A general mirror equivalence theorem for coset vertex operator algebras
Robert McRae
Abstract
We prove a general mirror duality theorem for a subalgebra $U$ of a simple conformal vertex algebra $A$ and its commutant $V=\mathrm{Com}_A(U)$. Specifically, we assume that $A\cong\bigoplus_{i\in I} U_i\otimes V_i$ as a $U\otimes V$-module, where the $U$-modules $U_i$ are simple and distinct and are objects of a semisimple braided ribbon category of $U$-modules, and the $V$-modules $V_i$ are semisimple and contained in a (not necessarily rigid) braided tensor category of $V$-modules. We also assume $U=\mathrm{Com}_A(V)$. Under these conditions, we construct a braid-reversed tensor equivalence $τ: \mathcal{U}_A\rightarrow\mathcal{V}_A$, where $\mathcal{U}_A$ is the semisimple category of $U$-modules with simple objects $U_i$, $i\in I$, and $\mathcal{V}_A$ is the category of $V$-modules whose objects are finite direct sums of the $V_i$. In particular, the $V$-modules $V_i$ are simple and distinct, and $\mathcal{V}_A$ is a rigid tensor category. As an application, we find a rigid semisimple tensor subcategory of modules for the Virasoro algebra at central charge $13+6p+6p^{-1}$, $p\in\mathbb{Z}_{\geq 2}$, which is braided tensor equivalent to an abelian $3$-cocycle twist of the category of finite-dimensional $\mathfrak{sl}_2$-modules.

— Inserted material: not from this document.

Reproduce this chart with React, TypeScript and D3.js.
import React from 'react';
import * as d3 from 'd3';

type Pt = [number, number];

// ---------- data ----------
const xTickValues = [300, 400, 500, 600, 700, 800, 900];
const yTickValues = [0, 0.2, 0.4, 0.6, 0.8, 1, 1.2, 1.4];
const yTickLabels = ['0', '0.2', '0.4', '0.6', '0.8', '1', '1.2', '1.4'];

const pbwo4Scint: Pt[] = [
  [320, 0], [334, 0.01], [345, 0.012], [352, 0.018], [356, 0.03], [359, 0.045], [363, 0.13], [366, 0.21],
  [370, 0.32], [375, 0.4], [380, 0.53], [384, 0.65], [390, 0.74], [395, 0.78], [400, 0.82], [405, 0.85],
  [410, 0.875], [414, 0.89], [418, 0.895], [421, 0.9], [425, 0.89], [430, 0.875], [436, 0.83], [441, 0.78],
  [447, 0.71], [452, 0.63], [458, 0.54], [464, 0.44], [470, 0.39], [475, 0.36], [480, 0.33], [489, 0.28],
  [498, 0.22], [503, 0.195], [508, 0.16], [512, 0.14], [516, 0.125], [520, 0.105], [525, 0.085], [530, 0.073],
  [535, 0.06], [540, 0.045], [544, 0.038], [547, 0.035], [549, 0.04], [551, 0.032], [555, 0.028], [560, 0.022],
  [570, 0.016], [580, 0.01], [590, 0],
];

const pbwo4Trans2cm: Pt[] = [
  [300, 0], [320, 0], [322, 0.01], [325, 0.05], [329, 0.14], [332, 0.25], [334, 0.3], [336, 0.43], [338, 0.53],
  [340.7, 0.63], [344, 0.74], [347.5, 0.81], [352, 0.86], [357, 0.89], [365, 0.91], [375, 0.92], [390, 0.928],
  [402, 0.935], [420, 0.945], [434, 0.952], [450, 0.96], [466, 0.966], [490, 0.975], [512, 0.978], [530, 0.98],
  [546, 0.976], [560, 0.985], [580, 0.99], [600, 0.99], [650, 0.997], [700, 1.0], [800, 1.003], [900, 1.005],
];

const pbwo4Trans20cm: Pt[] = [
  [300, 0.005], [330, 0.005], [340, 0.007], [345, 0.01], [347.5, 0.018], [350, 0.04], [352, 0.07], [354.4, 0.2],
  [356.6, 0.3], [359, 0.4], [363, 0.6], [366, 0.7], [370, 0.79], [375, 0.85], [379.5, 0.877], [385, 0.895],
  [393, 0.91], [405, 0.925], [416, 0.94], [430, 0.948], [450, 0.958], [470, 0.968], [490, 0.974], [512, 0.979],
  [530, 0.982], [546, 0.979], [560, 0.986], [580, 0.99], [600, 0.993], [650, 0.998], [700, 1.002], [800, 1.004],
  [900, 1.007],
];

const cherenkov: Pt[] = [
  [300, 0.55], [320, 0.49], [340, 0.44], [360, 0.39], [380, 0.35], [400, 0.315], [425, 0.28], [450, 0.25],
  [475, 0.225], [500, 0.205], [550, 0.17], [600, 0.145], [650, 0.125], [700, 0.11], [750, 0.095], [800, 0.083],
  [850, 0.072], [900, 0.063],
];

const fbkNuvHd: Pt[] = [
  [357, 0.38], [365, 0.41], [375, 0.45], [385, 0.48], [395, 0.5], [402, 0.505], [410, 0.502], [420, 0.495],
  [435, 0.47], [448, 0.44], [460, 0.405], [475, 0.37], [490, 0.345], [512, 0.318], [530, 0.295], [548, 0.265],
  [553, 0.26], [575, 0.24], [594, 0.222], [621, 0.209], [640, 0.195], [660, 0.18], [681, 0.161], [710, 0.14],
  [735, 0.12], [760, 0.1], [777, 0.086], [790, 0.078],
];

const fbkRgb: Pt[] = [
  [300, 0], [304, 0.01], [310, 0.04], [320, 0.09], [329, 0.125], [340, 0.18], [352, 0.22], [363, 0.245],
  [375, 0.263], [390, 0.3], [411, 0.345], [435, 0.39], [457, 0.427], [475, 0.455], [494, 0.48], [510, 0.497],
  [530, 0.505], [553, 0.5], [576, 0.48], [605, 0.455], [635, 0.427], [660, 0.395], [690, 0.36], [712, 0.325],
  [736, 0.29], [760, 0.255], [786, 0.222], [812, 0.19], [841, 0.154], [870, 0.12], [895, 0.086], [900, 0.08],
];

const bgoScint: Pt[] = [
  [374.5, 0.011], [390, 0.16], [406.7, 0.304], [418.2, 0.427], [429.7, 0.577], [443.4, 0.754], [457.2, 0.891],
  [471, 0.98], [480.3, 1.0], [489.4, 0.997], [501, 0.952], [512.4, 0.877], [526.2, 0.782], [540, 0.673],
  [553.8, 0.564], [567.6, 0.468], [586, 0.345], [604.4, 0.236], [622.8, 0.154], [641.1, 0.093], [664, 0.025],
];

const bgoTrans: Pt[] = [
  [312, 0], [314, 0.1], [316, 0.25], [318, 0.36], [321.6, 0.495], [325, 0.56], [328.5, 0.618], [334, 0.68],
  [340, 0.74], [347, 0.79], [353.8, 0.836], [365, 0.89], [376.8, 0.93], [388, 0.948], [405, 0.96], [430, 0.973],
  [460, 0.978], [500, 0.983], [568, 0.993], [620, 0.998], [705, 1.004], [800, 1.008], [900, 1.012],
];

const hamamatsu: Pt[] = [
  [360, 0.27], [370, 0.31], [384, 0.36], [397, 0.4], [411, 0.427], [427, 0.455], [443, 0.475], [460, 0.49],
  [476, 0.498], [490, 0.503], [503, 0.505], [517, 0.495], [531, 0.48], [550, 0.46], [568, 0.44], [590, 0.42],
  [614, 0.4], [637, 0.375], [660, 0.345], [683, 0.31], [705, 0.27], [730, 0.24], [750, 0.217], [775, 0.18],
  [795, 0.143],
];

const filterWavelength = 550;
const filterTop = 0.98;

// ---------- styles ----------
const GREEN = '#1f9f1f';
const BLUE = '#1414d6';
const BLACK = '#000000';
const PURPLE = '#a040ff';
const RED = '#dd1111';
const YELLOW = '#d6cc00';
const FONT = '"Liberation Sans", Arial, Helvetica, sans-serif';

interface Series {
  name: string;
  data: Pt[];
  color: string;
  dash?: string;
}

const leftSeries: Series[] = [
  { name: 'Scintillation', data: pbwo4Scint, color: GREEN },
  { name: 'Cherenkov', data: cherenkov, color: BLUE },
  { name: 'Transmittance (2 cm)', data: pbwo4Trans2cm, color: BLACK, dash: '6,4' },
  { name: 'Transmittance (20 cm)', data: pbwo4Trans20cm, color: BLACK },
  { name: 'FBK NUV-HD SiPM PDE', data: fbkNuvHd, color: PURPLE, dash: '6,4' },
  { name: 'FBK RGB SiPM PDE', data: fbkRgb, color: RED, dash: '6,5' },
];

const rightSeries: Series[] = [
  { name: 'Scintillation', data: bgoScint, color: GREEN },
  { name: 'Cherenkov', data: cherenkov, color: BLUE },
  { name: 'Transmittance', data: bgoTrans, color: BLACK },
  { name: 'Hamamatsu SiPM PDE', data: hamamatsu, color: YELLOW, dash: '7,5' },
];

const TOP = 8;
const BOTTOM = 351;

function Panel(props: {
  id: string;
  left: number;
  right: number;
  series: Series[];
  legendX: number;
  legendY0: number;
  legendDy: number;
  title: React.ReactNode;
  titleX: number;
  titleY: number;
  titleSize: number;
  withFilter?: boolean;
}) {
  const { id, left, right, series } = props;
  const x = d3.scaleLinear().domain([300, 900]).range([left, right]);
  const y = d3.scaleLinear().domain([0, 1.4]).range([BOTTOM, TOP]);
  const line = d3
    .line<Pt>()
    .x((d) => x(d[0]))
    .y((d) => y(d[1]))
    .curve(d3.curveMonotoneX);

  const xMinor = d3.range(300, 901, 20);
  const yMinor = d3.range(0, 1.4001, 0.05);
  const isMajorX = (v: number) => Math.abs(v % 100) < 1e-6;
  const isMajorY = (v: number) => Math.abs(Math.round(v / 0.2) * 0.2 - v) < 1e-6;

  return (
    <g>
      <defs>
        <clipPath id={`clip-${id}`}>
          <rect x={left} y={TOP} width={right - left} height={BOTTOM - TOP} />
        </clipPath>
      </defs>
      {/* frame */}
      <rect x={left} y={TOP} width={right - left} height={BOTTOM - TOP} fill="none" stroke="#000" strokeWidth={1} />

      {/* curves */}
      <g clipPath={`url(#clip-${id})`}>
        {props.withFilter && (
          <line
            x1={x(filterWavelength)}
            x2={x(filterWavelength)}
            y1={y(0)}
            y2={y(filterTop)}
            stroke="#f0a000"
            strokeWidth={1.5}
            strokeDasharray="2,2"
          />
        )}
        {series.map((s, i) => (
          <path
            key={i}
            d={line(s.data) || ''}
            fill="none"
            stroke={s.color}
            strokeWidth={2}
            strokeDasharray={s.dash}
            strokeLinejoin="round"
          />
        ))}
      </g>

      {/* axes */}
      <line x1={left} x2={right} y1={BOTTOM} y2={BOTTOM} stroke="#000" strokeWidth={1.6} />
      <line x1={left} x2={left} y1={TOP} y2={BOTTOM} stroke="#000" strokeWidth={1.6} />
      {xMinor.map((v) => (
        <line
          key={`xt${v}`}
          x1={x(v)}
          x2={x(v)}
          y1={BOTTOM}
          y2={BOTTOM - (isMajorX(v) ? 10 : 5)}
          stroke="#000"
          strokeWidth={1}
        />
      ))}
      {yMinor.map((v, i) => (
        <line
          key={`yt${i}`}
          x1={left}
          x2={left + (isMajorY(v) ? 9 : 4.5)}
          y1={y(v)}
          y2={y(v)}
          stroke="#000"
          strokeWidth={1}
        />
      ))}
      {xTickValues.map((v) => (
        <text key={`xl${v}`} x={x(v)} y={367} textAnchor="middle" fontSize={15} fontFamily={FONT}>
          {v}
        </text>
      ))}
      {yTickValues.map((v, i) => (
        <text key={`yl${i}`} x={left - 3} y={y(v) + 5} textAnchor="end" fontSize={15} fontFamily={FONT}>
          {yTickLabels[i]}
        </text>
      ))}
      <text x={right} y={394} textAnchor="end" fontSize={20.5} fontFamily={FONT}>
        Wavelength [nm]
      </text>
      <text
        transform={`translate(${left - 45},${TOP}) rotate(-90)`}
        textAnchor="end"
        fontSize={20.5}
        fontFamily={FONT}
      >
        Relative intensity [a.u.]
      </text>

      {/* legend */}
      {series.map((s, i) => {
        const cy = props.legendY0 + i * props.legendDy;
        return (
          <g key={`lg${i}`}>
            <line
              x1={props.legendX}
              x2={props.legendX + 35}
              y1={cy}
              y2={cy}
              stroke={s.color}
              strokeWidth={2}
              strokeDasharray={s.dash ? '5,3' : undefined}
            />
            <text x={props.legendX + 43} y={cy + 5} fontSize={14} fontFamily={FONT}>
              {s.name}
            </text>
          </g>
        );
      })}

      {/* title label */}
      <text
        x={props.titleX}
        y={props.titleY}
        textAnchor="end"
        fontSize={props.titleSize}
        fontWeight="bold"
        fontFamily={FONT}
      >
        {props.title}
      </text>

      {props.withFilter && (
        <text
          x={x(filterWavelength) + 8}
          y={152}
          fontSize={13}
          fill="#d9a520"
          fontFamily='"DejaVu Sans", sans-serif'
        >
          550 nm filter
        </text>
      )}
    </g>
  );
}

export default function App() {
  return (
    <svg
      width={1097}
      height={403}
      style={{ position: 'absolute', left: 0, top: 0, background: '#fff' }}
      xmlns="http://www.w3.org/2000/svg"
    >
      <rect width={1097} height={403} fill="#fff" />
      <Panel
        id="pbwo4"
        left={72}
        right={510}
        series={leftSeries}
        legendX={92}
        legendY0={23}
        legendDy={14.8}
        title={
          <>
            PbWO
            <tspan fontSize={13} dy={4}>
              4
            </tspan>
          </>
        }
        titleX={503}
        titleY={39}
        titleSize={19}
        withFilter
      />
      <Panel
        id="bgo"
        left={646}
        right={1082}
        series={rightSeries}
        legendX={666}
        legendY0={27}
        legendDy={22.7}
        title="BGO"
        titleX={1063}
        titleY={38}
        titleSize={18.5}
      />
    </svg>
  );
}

Consequently, the Virasoro vertex operator algebra at central charge $13+6p+6p^{-1}$ is the $PSL_2(\mathbb{C})$-fixed-point subalgebra of a simple conformal vertex algebra $\mathcal{W}(-p)$, analogous to the realization of the Virasoro vertex operator algebra at central charge $13-6p-6p^{-1}$ as the $PSL_2(\mathbb{C})$-fixed-point subalgebra of the triplet algebra $\mathcal{W}(p)$.